Three more reasons the economics hold up:

  1. Network Effects: Advertisers go where the people are; creators go where the advertisers are; people go where the content is. That loop is hard to break at billions of users.

  2. Automation & AI: Every incremental improvement in retrieval, ranking, and creative generation (e.g., Andromeda, GEM, Advantage+, gen-AI tools) slightly increases the chance an impression produces a conversion. Across trillions of impressions, small percentage lifts in actions translate into billions in revenue.

  3. Portfolio of Surfaces: Feed, Stories, Reels, Messaging, Shops, and now Threads let Meta adjust ad load dynamically. It can raise price on one surface while growing impressions on another, managing for user experience and yield at the same time.

What Advertisers Actually Buy from Meta

Strip away the jargon and advertisers pay Meta for probability math at planetary scale:

  • Reach: guaranteed access to billions of people across devices and contexts.

  • Relevance: an auction that rewards predictive action rates and ad quality, helping better ads win cheaper delivery.

  • Feedback Loops: tools (and now gen-AI) that let creatives, audiences, and placements evolve continuously.

  • Attribution: increasingly modeled rather than exact, but still powerful enough for performance marketers to scale budgets when ROAS pencils out. Meta is explicit that changes in privacy and regulation shape these capabilities, but the company keeps rebuilding them with first-party signals and automation.

For sectors like retail/ecommerce, CPG, apps & gaming, and financial services, that translates into real money because ad exposure can be linked—sometimes instantly—to a purchase, install, or lead. It is not a coincidence that online commerce advertisers are often first in line to try new features like Advantage+ Shopping and click-to-message formats.

The Attention Economy’s Double-Entry Book

If we’re honest, we all understand the exchange rate of free services: you “pay” with time and data. For billions, that’s a fair trade—especially when Meta’s platforms are how they run a side hustle, keep up with family, or discover a brand they love. For advertisers, Meta’s model pulls much of the waste out of mass media by letting budgets chase predicted outcomes rather than vague reach.

But the other side of the ledger is real. If engagement is the north star, the gravitational pull of sensational content is always a risk. If identity-based targeting is lucrative, the tension with privacy protections is constant. And if a few platforms control the pipes where culture and commerce meet, policymakers will ask whether that concentration harms competition.

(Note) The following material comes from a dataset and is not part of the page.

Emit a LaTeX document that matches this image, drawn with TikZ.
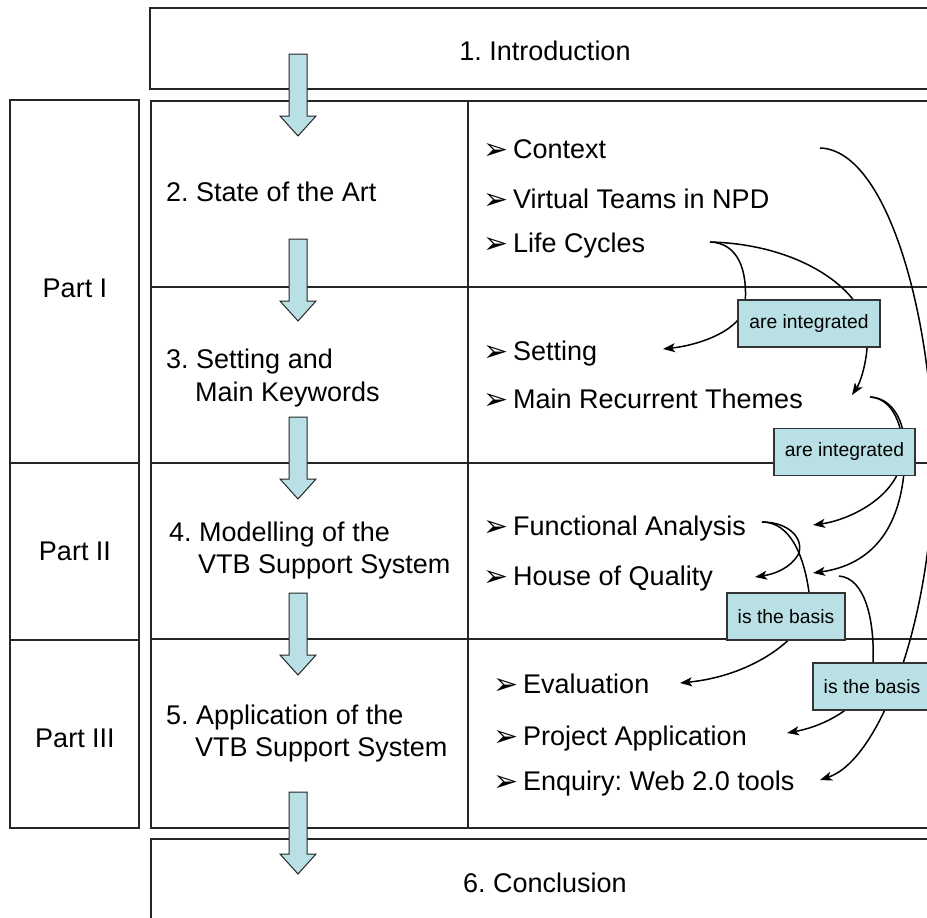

Meta’s answer so far has been to double down on AI to make ads more relevant, content discovery more personalized, and creative production more scalable—while promising more transparency and safety controls to satisfy regulators and advertisers. Whether that balance holds will determine not just Meta’s next few earnings reports, but also what the ad-funded internet looks like for the next decade.

Bottom Line

Meta’s attention refinery continues to hum because it pairs vast audience scale with a relentlessly optimized ad marketplace—one that increasingly relies on first-party signals and AI to target, rank, and generate ads that people are likely to act on. The company’s share of the global digital ad market (~23%) puts it in rarefied air alongside Google, even as Amazon and TikTok carve out fast-growing niches of their own. The “free” deal is durable precisely because the economics work so well for all three parties: users get apps with no upfront price tag, advertisers get outcomes, and Meta gets to sell each moment of attention to the highest effective bidder. The open question isn’t whether this model is profitable—it plainly is—but how society chooses to govern the trade-offs that come with it.